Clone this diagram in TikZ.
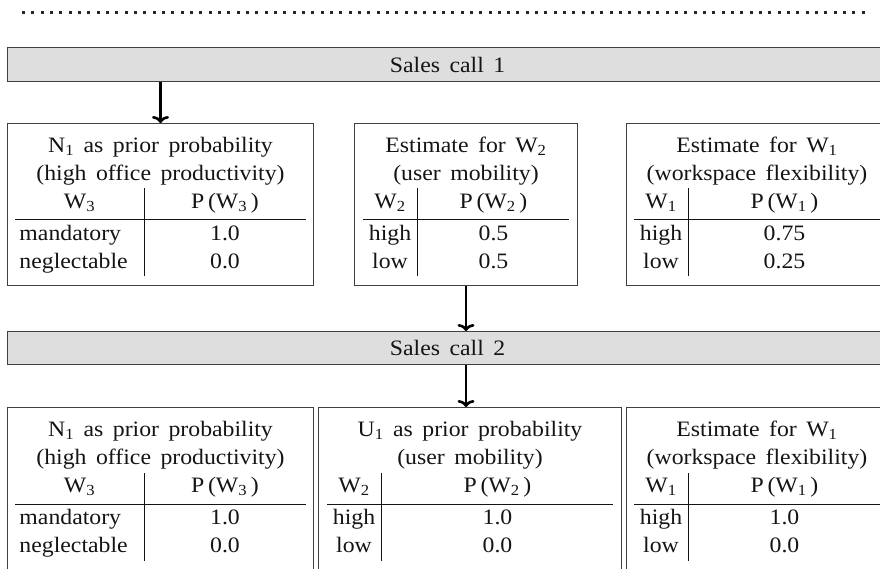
\documentclass[tikz,border=0pt]{standalone}
\usepackage{fontspec}
\setmainfont[FakeStretch=1.08,WordSpace=1.6]{Liberation Serif}
\usepackage{array}
\usepackage{tikz}
\usetikzlibrary{arrows.meta}
\usetikzlibrary{math}
\usetikzlibrary{calc}
\setlength{\tabcolsep}{4pt}
\setlength{\arrayrulewidth}{1pt}

\begin{document}
\begin{tikzpicture}[x=1pt,y=-1pt,
  every node/.style={font=\fontsize{22}{28}\selectfont, text=black!92},
  callbar/.style={draw=black!75, fill=black!13, line width=1.2pt, inner sep=0pt,
    anchor=north west, minimum width=880pt},
  probbox/.style={draw=black!75, line width=1pt, inner sep=0pt,
    anchor=north west, minimum height=\boxh pt},
  flow/.style={-{To[length=7pt,width=17pt]}, line width=2.6pt},
  dotline/.style={line width=3pt, dash pattern=on 3pt off 6.33pt, black!85}]

  \tikzmath{
    \boxh    = 162; % height of the probability boxes
    \rowone  = 123; % top of the boxes after sales call 1
    \rowtwo  = 407; % top of the boxes after sales call 2
    \wide    = 306; % width of the N1 boxes
    \narrow  = 261; % width of the W1 boxes
  }

  \useasboundingbox (0,0) rectangle (880,569);

  % separator on top
  \coordinate (dotsL) at (22,13);
  \coordinate (dotsR) at (867,13);
  \draw[dotline] (dotsL) -- (dotsR);

  % sales call bars
  \node[callbar, minimum height=34pt] (call1) at (7,47) {Sales call 1};
  \node[callbar, minimum height=33pt] (call2) at (7,331) {Sales call 2};

  % boxes after sales call 1
  \node[probbox, minimum width=\wide pt] (priorN) at (7,\rowone) {%
    \begin{tabular}{wl{120pt}|wc{153pt}}
      \multicolumn{2}{c}{N\textsubscript{1} as prior probability}\\
      \multicolumn{2}{c}{(high office productivity)}\\
      \multicolumn{1}{c|}{W\textsubscript{3}} & P\,(W\textsubscript{3}\,)\\[3pt] \hline
      mandatory & 1.0\\
      neglectable & 0.0
    \end{tabular}};

  \node[probbox, minimum width=223pt] (estWtwo) at (354,\rowone) {%
    \begin{tabular}{wc{46pt}|wc{143pt}}
      \multicolumn{2}{c}{Estimate for W\textsubscript{2}}\\
      \multicolumn{2}{c}{(user mobility)}\\
      W\textsubscript{2} & P\,(W\textsubscript{2}\,)\\[3pt] \hline
      high & 0.5\\
      low & 0.5
    \end{tabular}};

  \node[probbox, minimum width=\narrow pt] (estWone) at (626,\rowone) {%
    \begin{tabular}{wc{46pt}|wc{183pt}}
      \multicolumn{2}{c}{Estimate for W\textsubscript{1}}\\
      \multicolumn{2}{c}{(workspace flexibility)}\\
      W\textsubscript{1} & P\,(W\textsubscript{1}\,)\\[3pt] \hline
      high & 0.75\\
      low & 0.25
    \end{tabular}};

  % boxes after sales call 2
  \node[probbox, minimum width=\wide pt] (priorNb) at (7,\rowtwo) {%
    \begin{tabular}{wl{120pt}|wc{153pt}}
      \multicolumn{2}{c}{N\textsubscript{1} as prior probability}\\
      \multicolumn{2}{c}{(high office productivity)}\\
      \multicolumn{1}{c|}{W\textsubscript{3}} & P\,(W\textsubscript{3}\,)\\[3pt] \hline
      mandatory & 1.0\\
      neglectable & 0.0
    \end{tabular}};

  \node[probbox, minimum width=303pt] (priorU) at (318,\rowtwo) {%
    \begin{tabular}{wc{46pt}|wc{223pt}}
      \multicolumn{2}{c}{U\textsubscript{1} as prior probability}\\
      \multicolumn{2}{c}{(user mobility)}\\
      W\textsubscript{2} & P\,(W\textsubscript{2}\,)\\[3pt] \hline
      high & 1.0\\
      low & 0.0
    \end{tabular}};

  \node[probbox, minimum width=\narrow pt] (estWoneb) at (626,\rowtwo) {%
    \begin{tabular}{wc{46pt}|wc{183pt}}
      \multicolumn{2}{c}{Estimate for W\textsubscript{1}}\\
      \multicolumn{2}{c}{(workspace flexibility)}\\
      W\textsubscript{1} & P\,(W\textsubscript{1}\,)\\[3pt] \hline
      high & 1.0\\
      low & 0.0
    \end{tabular}};

  % flow between the calls
  \draw[flow] (call1.south -| priorN.north) -- (priorN.north);
  \draw[flow] (estWtwo.south) -- (estWtwo.south |- call2.north);
  \draw[flow] (call2.south -| estWtwo.south) -- (estWtwo.south |- priorU.north);

\end{tikzpicture}
\end{document}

■ ■ ■ ■

### PROBLEM STATEMENT
Repeat the material above verbatim. Leave the pictures behind.

### THE RESULT
Clone this diagram in TikZ.
\documentclass[tikz,border=0pt]{standalone}
\usepackage{fontspec}
\setmainfont[FakeStretch=1.08,WordSpace=1.6]{Liberation Serif}
\usepackage{array}
\usepackage{tikz}
\usetikzlibrary{arrows.meta}
\usetikzlibrary{math}
\usetikzlibrary{calc}
\setlength{\tabcolsep}{4pt}
\setlength{\arrayrulewidth}{1pt}

\begin{document}
\begin{tikzpicture}[x=1pt,y=-1pt,
  every node/.style={font=\fontsize{22}{28}\selectfont, text=black!92},
  callbar/.style={draw=black!75, fill=black!13, line width=1.2pt, inner sep=0pt,
    anchor=north west, minimum width=880pt},
  probbox/.style={draw=black!75, line width=1pt, inner sep=0pt,
    anchor=north west, minimum height=\boxh pt},
  flow/.style={-{To[length=7pt,width=17pt]}, line width=2.6pt},
  dotline/.style={line width=3pt, dash pattern=on 3pt off 6.33pt, black!85}]

  \tikzmath{
    \boxh    = 162; % height of the probability boxes
    \rowone  = 123; % top of the boxes after sales call 1
    \rowtwo  = 407; % top of the boxes after sales call 2
    \wide    = 306; % width of the N1 boxes
    \narrow  = 261; % width of the W1 boxes
  }

  \useasboundingbox (0,0) rectangle (880,569);

  % separator on top
  \coordinate (dotsL) at (22,13);
  \coordinate (dotsR) at (867,13);
  \draw[dotline] (dotsL) -- (dotsR);

  % sales call bars
  \node[callbar, minimum height=34pt] (call1) at (7,47) {Sales call 1};
  \node[callbar, minimum height=33pt] (call2) at (7,331) {Sales call 2};

  % boxes after sales call 1
  \node[probbox, minimum width=\wide pt] (priorN) at (7,\rowone) {%
    \begin{tabular}{wl{120pt}|wc{153pt}}
      \multicolumn{2}{c}{N\textsubscript{1} as prior probability}\\
      \multicolumn{2}{c}{(high office productivity)}\\
      \multicolumn{1}{c|}{W\textsubscript{3}} & P\,(W\textsubscript{3}\,)\\[3pt] \hline
      mandatory & 1.0\\
      neglectable & 0.0
    \end{tabular}};

  \node[probbox, minimum width=223pt] (estWtwo) at (354,\rowone) {%
    \begin{tabular}{wc{46pt}|wc{143pt}}
      \multicolumn{2}{c}{Estimate for W\textsubscript{2}}\\
      \multicolumn{2}{c}{(user mobility)}\\
      W\textsubscript{2} & P\,(W\textsubscript{2}\,)\\[3pt] \hline
      high & 0.5\\
      low & 0.5
    \end{tabular}};

  \node[probbox, minimum width=\narrow pt] (estWone) at (626,\rowone) {%
    \begin{tabular}{wc{46pt}|wc{183pt}}
      \multicolumn{2}{c}{Estimate for W\textsubscript{1}}\\
      \multicolumn{2}{c}{(workspace flexibility)}\\
      W\textsubscript{1} & P\,(W\textsubscript{1}\,)\\[3pt] \hline
      high & 0.75\\
      low & 0.25
    \end{tabular}};

  % boxes after sales call 2
  \node[probbox, minimum width=\wide pt] (priorNb) at (7,\rowtwo) {%
    \begin{tabular}{wl{120pt}|wc{153pt}}
      \multicolumn{2}{c}{N\textsubscript{1} as prior probability}\\
      \multicolumn{2}{c}{(high office productivity)}\\
      \multicolumn{1}{c|}{W\textsubscript{3}} & P\,(W\textsubscript{3}\,)\\[3pt] \hline
      mandatory & 1.0\\
      neglectable & 0.0
    \end{tabular}};

  \node[probbox, minimum width=303pt] (priorU) at (318,\rowtwo) {%
    \begin{tabular}{wc{46pt}|wc{223pt}}
      \multicolumn{2}{c}{U\textsubscript{1} as prior probability}\\
      \multicolumn{2}{c}{(user mobility)}\\
      W\textsubscript{2} & P\,(W\textsubscript{2}\,)\\[3pt] \hline
      high & 1.0\\
      low & 0.0
    \end{tabular}};

  \node[probbox, minimum width=\narrow pt] (estWoneb) at (626,\rowtwo) {%
    \begin{tabular}{wc{46pt}|wc{183pt}}
      \multicolumn{2}{c}{Estimate for W\textsubscript{1}}\\
      \multicolumn{2}{c}{(workspace flexibility)}\\
      W\textsubscript{1} & P\,(W\textsubscript{1}\,)\\[3pt] \hline
      high & 1.0\\
      low & 0.0
    \end{tabular}};

  % flow between the calls
  \draw[flow] (call1.south -| priorN.north) -- (priorN.north);
  \draw[flow] (estWtwo.south) -- (estWtwo.south |- call2.north);
  \draw[flow] (call2.south -| estWtwo.south) -- (estWtwo.south |- priorU.north);

\end{tikzpicture}
\end{document}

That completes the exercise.